El 21 de enero la Iglesia celebra la fiesta del mártir san Fructuoso, obispo de Tarragona y de sus dos diáconos Augurio y Eulogio, también mártires. Fueron quemados durante la persecución del emperador Decio el 259 en el anfiteatro de Tarragona.
Es un gran don, el del diaconado, un don que el Señor hace a su Iglesia y que debemos saber valorar. Es el don de tener un sacramento, el del orden, que se convierte en imagen de Cristo Siervo. Por tanto, los diáconos son para nosotros un recordatorio vivo del oficio de siervo de Cristo: «el Hijo del Hombre no ha venido a ser servido sino a servir a los demás, y a dar su vida como precio de rescate para todos los hombres» (Mt 20,28).
Y es, a su vez, una gran vocación que articula toda la vida en torno al servicio: el servicio a la mesa de la Eucaristía, el servicio de la Palabra y el servicio de la mesa de los pobres —la caridad—. El diaconado es una gran luz por todos nosotros y para nuestro mundo. Desgraciadamente, tanto en la sociedad como en otros ámbitos de la vida y también en la Iglesia no se compite por el servicio. Si hay codazos es para ver quién llega antes o más arriba. Por eso, el ejemplo de los diáconos, que hacen del servicio el eje de su vida nos ilumina a todos en nuestro seguimiento de Cristo siervo.

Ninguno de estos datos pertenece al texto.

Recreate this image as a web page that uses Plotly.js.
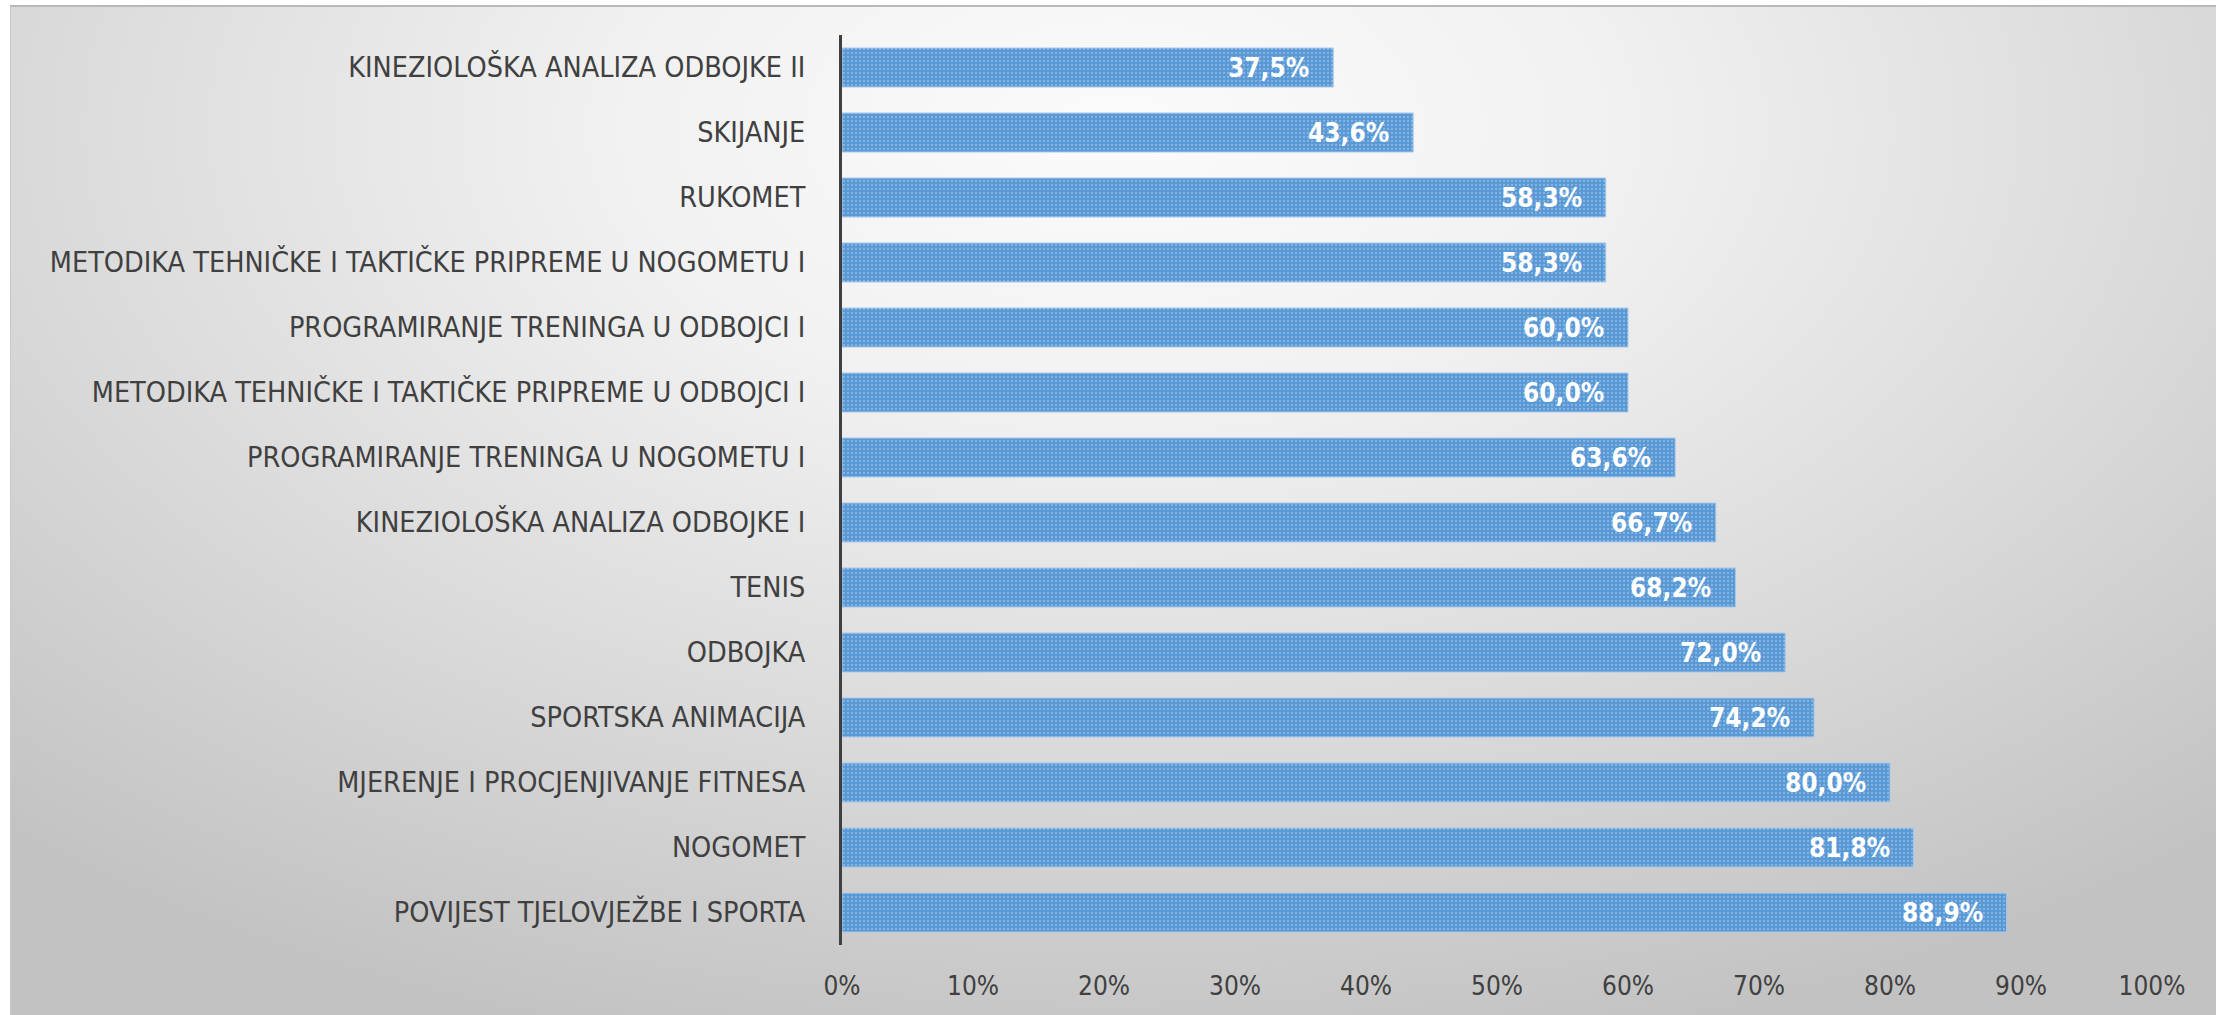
<!DOCTYPE html>
<html>
<head>
<meta charset="utf-8">
<script src="https://cdn.plot.ly/plotly-3.0.1.min.js"></script>
<style>
  html, body { margin: 0; padding: 0; background: #ffffff; width: 2221px; height: 1015px; overflow: hidden; }
  #bg {
    position: absolute; left: 10px; top: 5px; width: 2206px; height: 1010px;
    border-top: 2px solid #b9b9b9; border-left: 1px solid #c9c9c9; box-sizing: border-box;
    background: radial-gradient(ellipse 75% 95% at 50% 12%, #fbfbfb 0%, #f1f1f1 30%, #dcdcdc 62%, #c2c2c2 100%);
  }
  #chart { position: absolute; left: 0; top: 0; width: 2221px; height: 1015px; }
</style>
</head>
<body>
<div id="bg"></div>
<div id="chart"></div>
<script>
const categories = [
  "KINEZIOLOŠKA ANALIZA ODBOJKE II",
  "SKIJANJE",
  "RUKOMET",
  "METODIKA TEHNIČKE I TAKTIČKE PRIPREME U NOGOMETU I",
  "PROGRAMIRANJE TRENINGA U ODBOJCI I",
  "METODIKA TEHNIČKE I TAKTIČKE PRIPREME U ODBOJCI I",
  "PROGRAMIRANJE TRENINGA U NOGOMETU I",
  "KINEZIOLOŠKA ANALIZA ODBOJKE I",
  "TENIS",
  "ODBOJKA",
  "SPORTSKA ANIMACIJA",
  "MJERENJE I PROCJENJIVANJE FITNESA",
  "NOGOMET",
  "POVIJEST TJELOVJEŽBE I SPORTA"
];
const values = [0.375, 0.436, 0.583, 0.583, 0.600, 0.600, 0.636, 0.667, 0.682, 0.720, 0.742, 0.800, 0.818, 0.889];
const tickValues = [0, 0.1, 0.2, 0.3, 0.4, 0.5, 0.6, 0.7, 0.8, 0.9, 1.0];
const tickLabels = ["0%", "10%", "20%", "30%", "40%", "50%", "60%", "70%", "80%", "90%", "100%"];

const labelFont = "'Liberation Sans Narrow', 'DejaVu Sans Condensed', 'Liberation Sans', sans-serif";
const fmt = v => (v * 100).toFixed(1).replace('.', ',') + '%';

const trace = {
  type: 'bar',
  orientation: 'h',
  x: values,
  y: categories,
  marker: {
    color: '#5b9bd5',
    line: { color: '#a9c9ec', width: 1 },
    pattern: { shape: '.', fgcolor: '#88b6e4', bgcolor: '#5898d4', size: 4, solidity: 0.25, fillmode: 'replace' }
  },
  hoverinfo: 'skip'
};

const annotations = values.map((v, i) => ({
  x: v, y: categories[i], xref: 'x', yref: 'y',
  text: fmt(v), showarrow: false, xanchor: 'right', yanchor: 'middle', xshift: -22,
  font: { family: labelFont, size: 26, color: '#ffffff', weight: 'bold' }
}));

const layout = {
  width: 2221, height: 1015,
  paper_bgcolor: 'rgba(0,0,0,0)', plot_bgcolor: 'rgba(0,0,0,0)',
  margin: { l: 842, r: 69, t: 35, b: 70, pad: 0 },
  bargap: 0.4,
  showlegend: false,
  xaxis: {
    range: [0, 1], tickvals: tickValues, ticktext: tickLabels,
    showgrid: false, zeroline: false, showline: false, ticks: '',
    ticklabelstandoff: 23,
    tickfont: { family: labelFont, size: 26, color: '#404040' }
  },
  yaxis: {
    type: 'category', autorange: 'reversed',
    showgrid: false, zeroline: false, showline: true, linecolor: '#404040', linewidth: 3,
    ticks: '', ticklabelstandoff: 28,
    tickfont: { family: labelFont, size: 28.5, color: '#404040' }
  },
  annotations: annotations
};

Plotly.newPlot('chart', [trace], layout, { staticPlot: true, displayModeBar: false });
</script>
</body>
</html>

El Señor nos enseña que el camino del servicio humilde, como el que hizo lavando los pies a los discípulos, es el camino hacia Dios y el camino hacia el corazón del otro. Él lo hace con nosotros: se ciñe la toalla, se abaja a lavarnos los pies. Desde esta humildad, el
Señor nos sirve, curando y vendando las heridas de nuestros pies llagados de vagar por los caminos de la vida, buscando dónde descansar nuestro corazón.
En la vida, estar por encima del otro aleja las personas, puesto que se toma una posición de control sobre el otro y el otro se convierte en un subordinado. Por el contrario, estar a la altura de los pies, bajándose, sirviendo acerca las personas, y por eso, Cristo actúa así con nosotros, abajándose y haciendo de su vida un servicio.
Ojalá aprendamos la lección de humildad cada vez que se abaja por nosotros lavándonos los pies. Ojalá también nos fijemos en los diáconos que tenemos en nuestras parroquias, y que sepamos valorar su servicio y veamos en ellos a Cristo que se ha hecho Siervo, que da la vida por nosotros.
Debemos pedirle al Señor ser servidores los unos de los otros, en todas partes: en las parroquias, con la familia, en el trabajo, en los estudios, en el barrio o el pueblo. La vida se ve muy distinta cuando uno vive poniéndose al servicio, a los pies de los demás o si los mira por encima. El que se abaja, empieza a ver el mundo desde la altura de los niños, aquellos de los que dice el Señor: ««Os aseguro que, si no volvéis a ser como niños, no entraréis en el reino de los cielos» (Mt 18, 2-3).
Demos, pues, gracias a Dios por el don del diaconado y por nuestros diáconos y oremos por ellos, especialmente por los que tenéis en vuestras parroquias. Y oremos también por las vocaciones al diaconado, por todos aquellos que Dios llama a ser imagen de Cristo Siervo y por todos los que han iniciado ya el camino preparándose para una futura ordenación, y también para sus familias.